### Requirements
Word for word, extract the first line of the records below and each line after it, up to and including the line with "const fmt = (v: number)". Pictures are left out.

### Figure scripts
Start

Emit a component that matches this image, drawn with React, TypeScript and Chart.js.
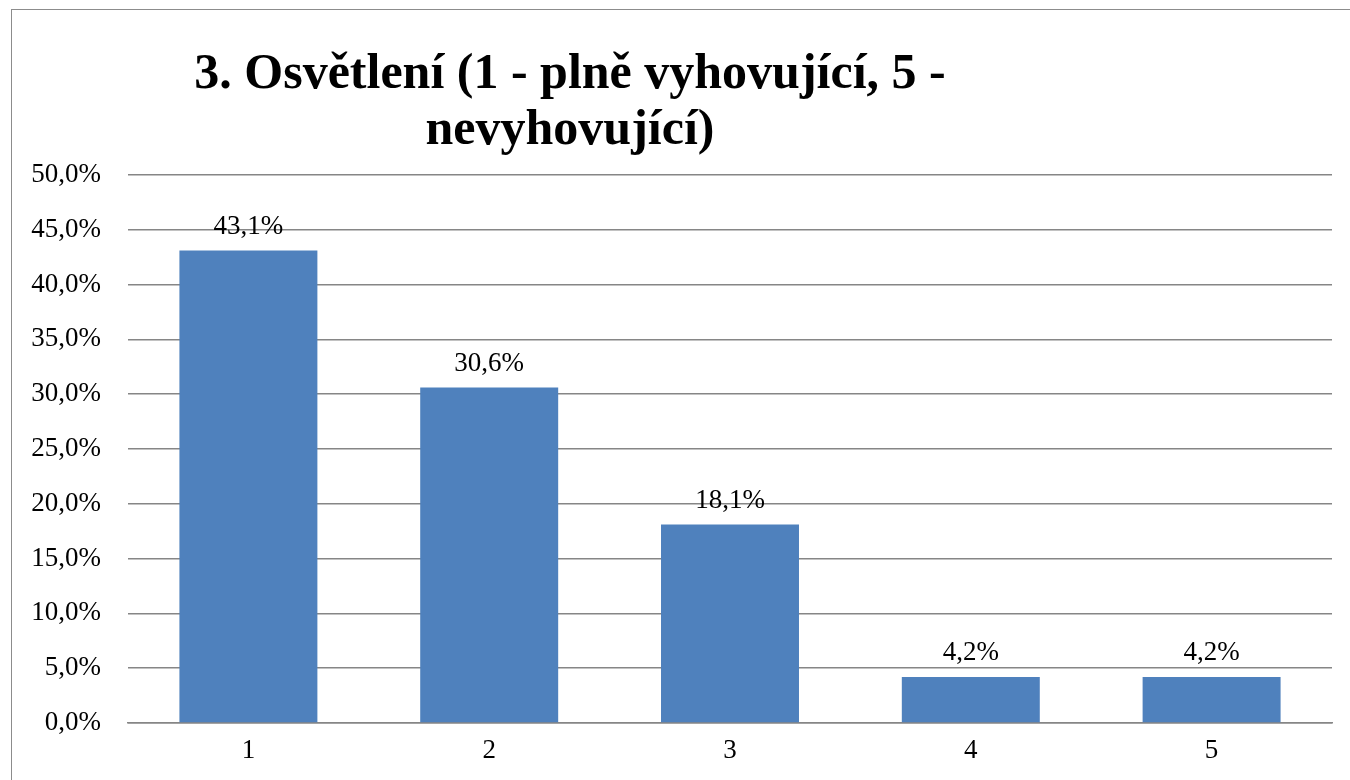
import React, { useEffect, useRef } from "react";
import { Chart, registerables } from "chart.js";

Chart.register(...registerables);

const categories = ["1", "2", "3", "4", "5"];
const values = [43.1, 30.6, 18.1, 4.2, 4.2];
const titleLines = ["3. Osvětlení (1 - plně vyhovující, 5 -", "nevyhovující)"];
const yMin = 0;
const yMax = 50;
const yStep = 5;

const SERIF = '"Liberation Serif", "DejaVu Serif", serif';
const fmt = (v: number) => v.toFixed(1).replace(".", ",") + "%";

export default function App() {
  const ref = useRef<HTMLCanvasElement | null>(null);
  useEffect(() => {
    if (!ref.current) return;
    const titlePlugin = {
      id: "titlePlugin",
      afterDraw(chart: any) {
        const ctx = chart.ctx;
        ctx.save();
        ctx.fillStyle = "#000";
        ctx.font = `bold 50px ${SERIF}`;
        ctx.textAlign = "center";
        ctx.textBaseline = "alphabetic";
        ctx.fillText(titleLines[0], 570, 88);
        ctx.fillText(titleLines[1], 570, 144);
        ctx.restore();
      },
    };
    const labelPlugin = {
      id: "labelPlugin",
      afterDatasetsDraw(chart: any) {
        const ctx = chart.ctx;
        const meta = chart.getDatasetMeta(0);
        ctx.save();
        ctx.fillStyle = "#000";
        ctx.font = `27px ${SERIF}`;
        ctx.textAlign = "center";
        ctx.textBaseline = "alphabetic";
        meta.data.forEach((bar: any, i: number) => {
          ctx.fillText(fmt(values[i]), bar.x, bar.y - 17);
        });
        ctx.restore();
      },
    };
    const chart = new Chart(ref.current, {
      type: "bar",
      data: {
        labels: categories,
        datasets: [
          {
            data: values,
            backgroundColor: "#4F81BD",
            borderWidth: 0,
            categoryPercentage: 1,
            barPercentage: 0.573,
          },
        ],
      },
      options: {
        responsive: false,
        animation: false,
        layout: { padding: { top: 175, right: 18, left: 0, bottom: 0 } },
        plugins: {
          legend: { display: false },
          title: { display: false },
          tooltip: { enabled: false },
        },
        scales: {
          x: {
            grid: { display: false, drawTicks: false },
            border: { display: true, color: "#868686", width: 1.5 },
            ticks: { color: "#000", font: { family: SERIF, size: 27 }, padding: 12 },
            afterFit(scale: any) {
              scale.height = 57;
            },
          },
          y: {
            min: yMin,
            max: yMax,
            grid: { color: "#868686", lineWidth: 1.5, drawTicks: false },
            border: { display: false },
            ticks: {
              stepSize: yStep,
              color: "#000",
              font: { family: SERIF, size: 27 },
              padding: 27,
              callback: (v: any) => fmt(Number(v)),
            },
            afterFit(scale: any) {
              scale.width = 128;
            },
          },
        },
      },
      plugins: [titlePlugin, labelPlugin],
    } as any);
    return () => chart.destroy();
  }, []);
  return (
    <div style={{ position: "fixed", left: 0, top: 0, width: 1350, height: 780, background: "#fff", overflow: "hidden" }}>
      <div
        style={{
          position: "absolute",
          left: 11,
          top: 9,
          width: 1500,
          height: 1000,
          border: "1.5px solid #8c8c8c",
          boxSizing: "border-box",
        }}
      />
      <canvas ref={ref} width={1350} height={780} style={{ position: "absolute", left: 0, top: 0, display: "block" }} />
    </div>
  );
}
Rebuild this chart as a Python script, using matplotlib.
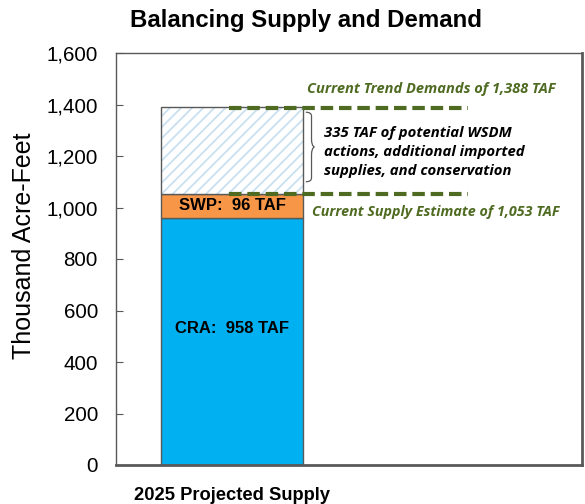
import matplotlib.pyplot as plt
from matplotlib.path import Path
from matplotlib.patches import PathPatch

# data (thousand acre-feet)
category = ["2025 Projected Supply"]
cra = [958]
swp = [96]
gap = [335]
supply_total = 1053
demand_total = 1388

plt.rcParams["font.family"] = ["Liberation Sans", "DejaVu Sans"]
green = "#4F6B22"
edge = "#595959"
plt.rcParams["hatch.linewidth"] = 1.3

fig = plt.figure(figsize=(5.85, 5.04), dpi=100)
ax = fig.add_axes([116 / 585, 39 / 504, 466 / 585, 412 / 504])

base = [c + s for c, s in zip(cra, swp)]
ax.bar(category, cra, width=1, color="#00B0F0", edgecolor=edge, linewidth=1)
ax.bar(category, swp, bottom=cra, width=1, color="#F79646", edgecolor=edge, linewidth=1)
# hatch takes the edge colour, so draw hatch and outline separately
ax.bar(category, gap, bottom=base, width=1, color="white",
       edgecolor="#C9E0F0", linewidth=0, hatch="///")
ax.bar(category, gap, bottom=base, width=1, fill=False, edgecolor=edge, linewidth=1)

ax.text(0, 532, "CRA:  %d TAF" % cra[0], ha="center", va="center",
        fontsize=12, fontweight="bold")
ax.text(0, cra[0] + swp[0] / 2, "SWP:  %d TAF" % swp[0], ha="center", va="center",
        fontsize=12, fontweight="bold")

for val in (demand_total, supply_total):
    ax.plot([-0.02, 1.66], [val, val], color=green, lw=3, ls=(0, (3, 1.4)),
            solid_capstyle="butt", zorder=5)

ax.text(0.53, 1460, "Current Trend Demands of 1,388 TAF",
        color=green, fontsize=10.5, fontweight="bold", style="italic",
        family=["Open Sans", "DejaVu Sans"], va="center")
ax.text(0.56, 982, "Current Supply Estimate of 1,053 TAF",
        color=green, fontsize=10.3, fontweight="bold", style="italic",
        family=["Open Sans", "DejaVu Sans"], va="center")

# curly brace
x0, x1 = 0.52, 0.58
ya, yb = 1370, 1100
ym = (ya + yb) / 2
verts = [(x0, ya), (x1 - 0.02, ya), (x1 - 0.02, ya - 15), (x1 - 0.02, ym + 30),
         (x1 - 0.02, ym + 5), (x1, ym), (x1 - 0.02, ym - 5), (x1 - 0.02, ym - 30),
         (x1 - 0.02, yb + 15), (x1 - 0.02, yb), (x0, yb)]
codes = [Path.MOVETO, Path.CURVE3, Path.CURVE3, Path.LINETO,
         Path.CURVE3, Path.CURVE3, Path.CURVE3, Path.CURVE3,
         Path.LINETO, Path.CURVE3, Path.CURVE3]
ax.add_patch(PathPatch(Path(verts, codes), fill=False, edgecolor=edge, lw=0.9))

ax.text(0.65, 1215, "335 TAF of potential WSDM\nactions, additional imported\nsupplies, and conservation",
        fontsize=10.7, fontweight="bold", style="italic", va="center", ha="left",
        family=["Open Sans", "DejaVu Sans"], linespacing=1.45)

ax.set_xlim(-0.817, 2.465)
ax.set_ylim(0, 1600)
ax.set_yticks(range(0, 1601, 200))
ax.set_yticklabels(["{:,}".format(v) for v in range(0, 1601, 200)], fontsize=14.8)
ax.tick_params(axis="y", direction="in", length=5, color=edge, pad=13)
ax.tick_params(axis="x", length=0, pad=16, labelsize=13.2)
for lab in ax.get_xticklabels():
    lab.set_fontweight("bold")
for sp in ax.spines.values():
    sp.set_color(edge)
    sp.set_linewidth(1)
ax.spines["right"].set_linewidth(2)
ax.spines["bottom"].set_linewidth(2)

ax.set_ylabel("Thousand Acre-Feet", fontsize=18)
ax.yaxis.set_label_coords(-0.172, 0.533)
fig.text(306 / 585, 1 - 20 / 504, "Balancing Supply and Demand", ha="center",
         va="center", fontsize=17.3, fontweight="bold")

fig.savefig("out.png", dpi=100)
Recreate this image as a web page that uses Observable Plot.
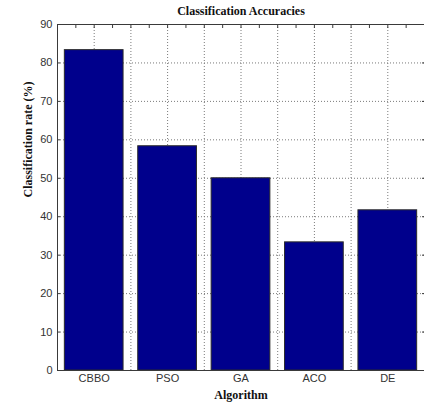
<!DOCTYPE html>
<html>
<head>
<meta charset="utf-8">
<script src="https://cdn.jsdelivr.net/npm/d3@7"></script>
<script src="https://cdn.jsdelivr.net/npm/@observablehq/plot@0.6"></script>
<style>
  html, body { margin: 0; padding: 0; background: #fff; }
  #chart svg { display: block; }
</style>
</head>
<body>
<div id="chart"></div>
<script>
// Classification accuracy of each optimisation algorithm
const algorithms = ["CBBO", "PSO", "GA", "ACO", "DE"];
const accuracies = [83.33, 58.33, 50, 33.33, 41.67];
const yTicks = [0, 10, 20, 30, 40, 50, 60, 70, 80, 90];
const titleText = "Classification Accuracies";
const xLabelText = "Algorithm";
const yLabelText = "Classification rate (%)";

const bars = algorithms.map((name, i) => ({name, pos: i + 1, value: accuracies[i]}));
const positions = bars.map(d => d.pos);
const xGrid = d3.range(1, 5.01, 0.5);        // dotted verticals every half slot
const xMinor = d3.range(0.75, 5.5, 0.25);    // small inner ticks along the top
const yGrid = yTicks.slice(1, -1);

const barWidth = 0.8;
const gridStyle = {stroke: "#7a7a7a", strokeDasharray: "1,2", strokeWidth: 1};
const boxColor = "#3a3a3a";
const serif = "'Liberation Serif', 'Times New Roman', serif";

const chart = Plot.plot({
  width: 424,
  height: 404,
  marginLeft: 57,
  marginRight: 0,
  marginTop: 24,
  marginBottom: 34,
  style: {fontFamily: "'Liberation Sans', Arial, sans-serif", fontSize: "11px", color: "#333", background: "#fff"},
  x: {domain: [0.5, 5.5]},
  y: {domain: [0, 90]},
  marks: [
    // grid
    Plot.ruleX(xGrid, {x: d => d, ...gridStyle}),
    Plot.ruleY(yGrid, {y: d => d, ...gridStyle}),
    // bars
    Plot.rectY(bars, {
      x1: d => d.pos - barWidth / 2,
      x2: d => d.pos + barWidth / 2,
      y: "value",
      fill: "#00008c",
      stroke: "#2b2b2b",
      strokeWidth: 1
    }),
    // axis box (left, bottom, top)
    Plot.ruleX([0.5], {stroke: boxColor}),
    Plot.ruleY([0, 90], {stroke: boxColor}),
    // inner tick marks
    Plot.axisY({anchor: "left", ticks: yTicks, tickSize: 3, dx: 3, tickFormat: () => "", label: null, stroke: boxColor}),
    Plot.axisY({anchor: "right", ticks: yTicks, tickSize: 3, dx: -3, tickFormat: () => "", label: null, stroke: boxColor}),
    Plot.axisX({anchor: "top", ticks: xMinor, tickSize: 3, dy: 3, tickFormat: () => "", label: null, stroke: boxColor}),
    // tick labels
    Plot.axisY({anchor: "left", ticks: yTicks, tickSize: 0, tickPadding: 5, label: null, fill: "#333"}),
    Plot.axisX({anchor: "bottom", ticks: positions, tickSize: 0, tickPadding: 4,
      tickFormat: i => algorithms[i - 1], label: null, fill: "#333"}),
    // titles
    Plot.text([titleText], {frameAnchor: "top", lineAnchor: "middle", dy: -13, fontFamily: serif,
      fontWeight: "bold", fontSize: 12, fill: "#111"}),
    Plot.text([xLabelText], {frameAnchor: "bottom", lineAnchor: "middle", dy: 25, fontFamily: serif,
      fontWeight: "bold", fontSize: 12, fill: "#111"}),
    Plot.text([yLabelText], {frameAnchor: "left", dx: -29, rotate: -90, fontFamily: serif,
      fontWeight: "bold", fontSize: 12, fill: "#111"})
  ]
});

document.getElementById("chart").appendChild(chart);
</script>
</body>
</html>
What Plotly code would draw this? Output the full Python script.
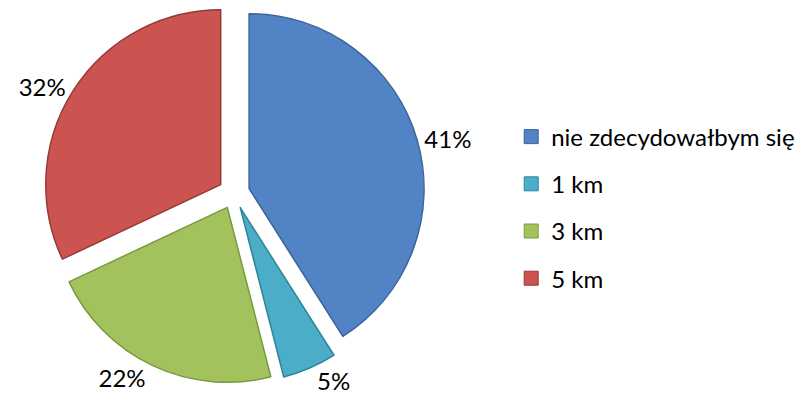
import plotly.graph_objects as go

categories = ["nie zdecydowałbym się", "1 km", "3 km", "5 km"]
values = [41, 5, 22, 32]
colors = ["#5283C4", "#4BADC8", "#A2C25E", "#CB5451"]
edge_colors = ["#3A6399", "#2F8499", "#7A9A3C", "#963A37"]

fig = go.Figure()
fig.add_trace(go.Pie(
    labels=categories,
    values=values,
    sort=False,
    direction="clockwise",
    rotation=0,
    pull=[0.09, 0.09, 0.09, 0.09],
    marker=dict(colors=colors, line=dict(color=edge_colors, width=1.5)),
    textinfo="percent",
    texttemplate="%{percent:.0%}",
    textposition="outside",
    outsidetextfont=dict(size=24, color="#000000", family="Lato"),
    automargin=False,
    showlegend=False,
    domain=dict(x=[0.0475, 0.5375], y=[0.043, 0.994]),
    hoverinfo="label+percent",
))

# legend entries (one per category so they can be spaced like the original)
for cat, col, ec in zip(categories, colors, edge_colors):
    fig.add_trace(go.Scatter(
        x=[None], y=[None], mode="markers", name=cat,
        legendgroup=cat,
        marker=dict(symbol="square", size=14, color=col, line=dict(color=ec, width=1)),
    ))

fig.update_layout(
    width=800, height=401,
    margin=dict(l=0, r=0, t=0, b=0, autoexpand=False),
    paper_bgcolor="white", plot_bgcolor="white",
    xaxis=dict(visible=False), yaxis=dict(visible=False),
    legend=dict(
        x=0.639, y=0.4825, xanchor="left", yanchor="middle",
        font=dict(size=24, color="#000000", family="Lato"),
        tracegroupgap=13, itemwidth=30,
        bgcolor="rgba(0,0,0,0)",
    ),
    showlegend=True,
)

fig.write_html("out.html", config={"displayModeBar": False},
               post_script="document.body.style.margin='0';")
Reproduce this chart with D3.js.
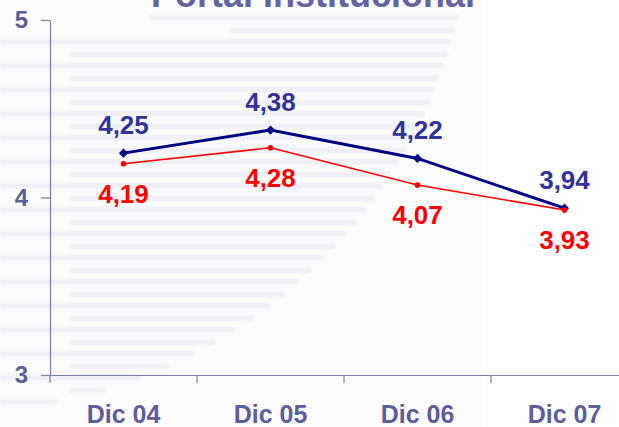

End

### The solution
Emit a component that matches this image, drawn with React, TypeScript and Chart.js.
import React, { useEffect, useRef } from "react";
import { Chart, registerables } from "chart.js";

Chart.register(...registerables);

const categories = ["1", "2", "3", "4", "5"];
const values = [43.1, 30.6, 18.1, 4.2, 4.2];
const titleLines = ["3. Osvětlení (1 - plně vyhovující, 5 -", "nevyhovující)"];
const yMin = 0;
const yMax = 50;
const yStep = 5;

const SERIF = '"Liberation Serif", "DejaVu Serif", serif';
const fmt = (v: number) => v.toFixed(1).replace(".", ",") + "%";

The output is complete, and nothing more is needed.